When my husband found out that he had AIDS, his doctors advised that my son, who was around three years old at the time, and I would need to be tested too. I was breast-feeding my son and was told to stop. I was not worried about myself, but I was worried for my child. If my son tested positive, I would never forgive my husband or myself.
Before going to get tested, I went to the church to pray. I took the bottles that they had given me for the blood test to a prayer center. There is a place there at the church for special prayers, prayers for healing. We got the bottles blessed by the priest.
I tested HIV-positive. Luckily my son was negative. So in that happiness, I did not feel my sadness. I thanked God because my son was safe. Nothing had happened to him. Now my son is eighteen years old and I am grateful to God for not giving him this illness.
In the years that my husband and I had HIV together, I experienced a lot of discrimination. The doctors’ attitudes were very bad and shameful, which greatly angered me, because if doctors would only change their attitudes for the better then so would other people, automatically.
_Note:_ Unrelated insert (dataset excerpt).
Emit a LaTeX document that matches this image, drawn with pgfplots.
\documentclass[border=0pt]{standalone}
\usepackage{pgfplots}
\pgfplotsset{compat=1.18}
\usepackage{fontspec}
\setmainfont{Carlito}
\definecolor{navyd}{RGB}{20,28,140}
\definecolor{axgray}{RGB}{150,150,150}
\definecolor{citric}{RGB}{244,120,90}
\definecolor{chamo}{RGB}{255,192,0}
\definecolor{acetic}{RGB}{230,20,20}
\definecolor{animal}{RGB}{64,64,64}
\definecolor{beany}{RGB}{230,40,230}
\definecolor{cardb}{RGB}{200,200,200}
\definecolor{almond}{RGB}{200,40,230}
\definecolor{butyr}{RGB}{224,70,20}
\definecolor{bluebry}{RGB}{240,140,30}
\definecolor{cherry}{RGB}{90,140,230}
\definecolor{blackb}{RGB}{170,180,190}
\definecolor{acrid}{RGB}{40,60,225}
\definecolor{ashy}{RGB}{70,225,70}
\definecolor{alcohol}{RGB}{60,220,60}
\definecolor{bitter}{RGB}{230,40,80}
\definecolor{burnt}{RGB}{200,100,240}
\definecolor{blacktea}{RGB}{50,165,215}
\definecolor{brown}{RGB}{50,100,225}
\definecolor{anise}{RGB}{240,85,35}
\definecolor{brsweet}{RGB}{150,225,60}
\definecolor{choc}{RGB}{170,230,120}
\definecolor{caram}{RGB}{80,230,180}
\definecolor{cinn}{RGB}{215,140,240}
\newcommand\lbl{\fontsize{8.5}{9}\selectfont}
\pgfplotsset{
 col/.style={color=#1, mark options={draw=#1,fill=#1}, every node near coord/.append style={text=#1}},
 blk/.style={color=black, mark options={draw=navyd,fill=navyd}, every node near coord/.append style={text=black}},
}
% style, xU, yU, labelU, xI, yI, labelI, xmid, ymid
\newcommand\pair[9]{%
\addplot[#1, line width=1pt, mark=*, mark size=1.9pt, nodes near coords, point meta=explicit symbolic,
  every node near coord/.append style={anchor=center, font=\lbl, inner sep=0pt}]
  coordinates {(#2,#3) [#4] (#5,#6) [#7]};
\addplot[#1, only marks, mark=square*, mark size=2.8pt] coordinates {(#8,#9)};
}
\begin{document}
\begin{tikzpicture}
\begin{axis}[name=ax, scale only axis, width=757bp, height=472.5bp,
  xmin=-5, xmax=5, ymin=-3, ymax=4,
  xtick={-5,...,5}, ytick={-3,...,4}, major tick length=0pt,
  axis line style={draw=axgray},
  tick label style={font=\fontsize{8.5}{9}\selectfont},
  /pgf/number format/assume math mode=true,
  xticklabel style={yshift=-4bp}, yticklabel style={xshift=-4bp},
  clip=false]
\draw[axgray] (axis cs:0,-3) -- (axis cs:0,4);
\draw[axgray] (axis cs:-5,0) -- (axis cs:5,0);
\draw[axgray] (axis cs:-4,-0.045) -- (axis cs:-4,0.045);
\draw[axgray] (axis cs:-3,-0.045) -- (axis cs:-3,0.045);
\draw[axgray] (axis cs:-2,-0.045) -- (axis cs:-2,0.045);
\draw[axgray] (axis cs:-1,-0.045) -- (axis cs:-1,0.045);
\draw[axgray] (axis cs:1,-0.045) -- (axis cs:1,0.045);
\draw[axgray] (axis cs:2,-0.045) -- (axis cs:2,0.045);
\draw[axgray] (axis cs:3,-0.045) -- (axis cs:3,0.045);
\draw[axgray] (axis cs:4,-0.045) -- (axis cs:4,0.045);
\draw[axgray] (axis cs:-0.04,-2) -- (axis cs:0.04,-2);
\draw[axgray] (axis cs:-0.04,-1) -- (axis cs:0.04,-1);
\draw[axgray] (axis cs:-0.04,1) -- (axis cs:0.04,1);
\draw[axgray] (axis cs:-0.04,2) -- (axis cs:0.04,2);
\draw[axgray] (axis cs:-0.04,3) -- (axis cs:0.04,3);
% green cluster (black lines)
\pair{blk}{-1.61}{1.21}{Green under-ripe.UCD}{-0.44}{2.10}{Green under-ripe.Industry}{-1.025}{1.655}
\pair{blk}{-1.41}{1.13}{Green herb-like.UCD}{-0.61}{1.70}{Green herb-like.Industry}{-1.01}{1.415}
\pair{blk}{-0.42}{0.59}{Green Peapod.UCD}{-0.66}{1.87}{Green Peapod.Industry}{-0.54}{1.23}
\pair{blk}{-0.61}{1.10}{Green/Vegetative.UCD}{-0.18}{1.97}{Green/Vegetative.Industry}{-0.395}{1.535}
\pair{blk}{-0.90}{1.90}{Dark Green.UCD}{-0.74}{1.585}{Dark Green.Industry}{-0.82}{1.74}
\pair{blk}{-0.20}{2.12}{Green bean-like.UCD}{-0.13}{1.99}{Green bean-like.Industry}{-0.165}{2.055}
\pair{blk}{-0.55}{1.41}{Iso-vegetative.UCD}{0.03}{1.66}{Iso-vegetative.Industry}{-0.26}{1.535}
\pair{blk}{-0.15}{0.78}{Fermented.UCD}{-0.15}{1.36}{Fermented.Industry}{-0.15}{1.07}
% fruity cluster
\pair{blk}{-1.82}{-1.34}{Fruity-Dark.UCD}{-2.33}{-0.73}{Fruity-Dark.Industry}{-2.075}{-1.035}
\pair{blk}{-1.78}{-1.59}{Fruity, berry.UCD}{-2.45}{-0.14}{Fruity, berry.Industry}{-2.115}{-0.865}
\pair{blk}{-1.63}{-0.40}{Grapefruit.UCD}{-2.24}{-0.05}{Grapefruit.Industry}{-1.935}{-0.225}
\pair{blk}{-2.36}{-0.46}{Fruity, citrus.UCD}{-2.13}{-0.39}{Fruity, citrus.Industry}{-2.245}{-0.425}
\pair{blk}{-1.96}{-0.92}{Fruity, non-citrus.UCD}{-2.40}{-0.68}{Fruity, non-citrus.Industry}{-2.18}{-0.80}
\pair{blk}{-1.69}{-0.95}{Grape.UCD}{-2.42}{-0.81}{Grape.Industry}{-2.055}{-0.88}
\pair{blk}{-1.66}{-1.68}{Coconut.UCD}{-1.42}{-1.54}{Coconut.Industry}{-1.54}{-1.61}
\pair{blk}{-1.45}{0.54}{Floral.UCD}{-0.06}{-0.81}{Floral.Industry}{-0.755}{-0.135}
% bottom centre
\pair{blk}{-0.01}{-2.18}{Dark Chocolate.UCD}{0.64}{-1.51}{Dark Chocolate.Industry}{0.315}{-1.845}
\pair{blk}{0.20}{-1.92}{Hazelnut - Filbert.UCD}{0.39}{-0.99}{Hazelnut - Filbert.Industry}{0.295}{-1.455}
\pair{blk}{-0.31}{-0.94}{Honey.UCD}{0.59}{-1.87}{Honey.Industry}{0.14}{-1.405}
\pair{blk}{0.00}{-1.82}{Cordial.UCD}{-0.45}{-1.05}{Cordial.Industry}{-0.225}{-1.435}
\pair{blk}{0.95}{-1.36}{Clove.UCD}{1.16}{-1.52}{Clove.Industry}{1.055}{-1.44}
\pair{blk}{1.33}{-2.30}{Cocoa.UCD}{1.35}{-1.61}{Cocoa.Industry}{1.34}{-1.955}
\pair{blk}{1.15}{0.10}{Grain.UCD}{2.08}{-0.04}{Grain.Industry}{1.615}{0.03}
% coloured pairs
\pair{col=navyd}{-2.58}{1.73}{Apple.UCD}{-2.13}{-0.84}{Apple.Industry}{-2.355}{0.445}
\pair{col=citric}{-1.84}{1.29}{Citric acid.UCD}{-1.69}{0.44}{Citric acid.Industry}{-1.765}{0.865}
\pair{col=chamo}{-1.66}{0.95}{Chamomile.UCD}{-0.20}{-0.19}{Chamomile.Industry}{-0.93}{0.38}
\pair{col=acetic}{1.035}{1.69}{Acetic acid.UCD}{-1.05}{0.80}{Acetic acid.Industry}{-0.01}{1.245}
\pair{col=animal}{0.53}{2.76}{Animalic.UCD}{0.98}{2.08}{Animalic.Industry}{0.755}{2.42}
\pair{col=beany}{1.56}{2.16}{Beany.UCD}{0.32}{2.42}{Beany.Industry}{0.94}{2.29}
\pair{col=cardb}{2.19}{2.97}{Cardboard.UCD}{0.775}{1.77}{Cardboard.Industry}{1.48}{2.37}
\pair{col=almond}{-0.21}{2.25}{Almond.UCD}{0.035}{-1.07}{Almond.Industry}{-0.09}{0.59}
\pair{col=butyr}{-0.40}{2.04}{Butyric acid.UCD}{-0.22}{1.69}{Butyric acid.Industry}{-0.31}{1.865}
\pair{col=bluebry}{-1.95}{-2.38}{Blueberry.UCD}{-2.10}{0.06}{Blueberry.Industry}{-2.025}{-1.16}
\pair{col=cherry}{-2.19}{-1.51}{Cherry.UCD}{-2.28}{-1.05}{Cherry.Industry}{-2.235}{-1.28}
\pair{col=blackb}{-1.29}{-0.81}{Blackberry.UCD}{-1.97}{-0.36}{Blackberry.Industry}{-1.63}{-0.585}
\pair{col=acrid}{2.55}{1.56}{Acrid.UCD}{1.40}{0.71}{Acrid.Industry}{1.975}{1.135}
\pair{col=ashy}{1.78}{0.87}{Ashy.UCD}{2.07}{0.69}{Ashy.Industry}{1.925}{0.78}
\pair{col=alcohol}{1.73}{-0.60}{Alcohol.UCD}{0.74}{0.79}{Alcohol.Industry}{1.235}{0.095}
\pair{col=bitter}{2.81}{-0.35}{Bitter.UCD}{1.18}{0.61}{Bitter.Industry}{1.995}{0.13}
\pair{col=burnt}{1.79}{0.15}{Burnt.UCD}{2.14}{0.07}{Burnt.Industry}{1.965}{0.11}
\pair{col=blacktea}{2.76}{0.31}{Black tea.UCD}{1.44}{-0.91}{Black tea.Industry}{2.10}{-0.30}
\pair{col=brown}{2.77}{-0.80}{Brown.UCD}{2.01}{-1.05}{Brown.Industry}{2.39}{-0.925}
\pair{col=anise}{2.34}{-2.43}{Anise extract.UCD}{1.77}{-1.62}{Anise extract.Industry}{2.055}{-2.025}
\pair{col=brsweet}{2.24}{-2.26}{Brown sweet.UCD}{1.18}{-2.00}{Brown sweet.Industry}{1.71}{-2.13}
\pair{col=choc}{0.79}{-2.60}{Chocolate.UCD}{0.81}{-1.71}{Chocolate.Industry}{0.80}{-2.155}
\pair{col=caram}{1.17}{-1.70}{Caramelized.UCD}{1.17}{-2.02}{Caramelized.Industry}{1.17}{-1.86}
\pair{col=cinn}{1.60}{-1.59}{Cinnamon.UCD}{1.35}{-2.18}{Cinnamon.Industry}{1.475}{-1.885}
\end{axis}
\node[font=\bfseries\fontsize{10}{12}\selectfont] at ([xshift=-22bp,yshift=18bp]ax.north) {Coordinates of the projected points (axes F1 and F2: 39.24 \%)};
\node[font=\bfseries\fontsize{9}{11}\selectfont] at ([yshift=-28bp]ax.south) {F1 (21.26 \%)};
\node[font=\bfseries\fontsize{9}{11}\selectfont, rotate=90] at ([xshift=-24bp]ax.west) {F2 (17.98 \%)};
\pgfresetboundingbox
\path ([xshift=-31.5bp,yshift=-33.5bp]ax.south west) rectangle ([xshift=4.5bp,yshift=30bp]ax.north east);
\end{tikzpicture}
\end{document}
If doctors were scared, however, everyone would keep away. I saw how the families of other HIV patients would not visit because of this.
I stood strong for my husband and supported him. I was also very lucky, because my entire family gave me their moral and financial support. Sadly, my husband slowly became drug resistant and died. I am very happy, though, that God has given me this opportunity to live after so many years of being positive. I am happy that I will be with my children until they grow up.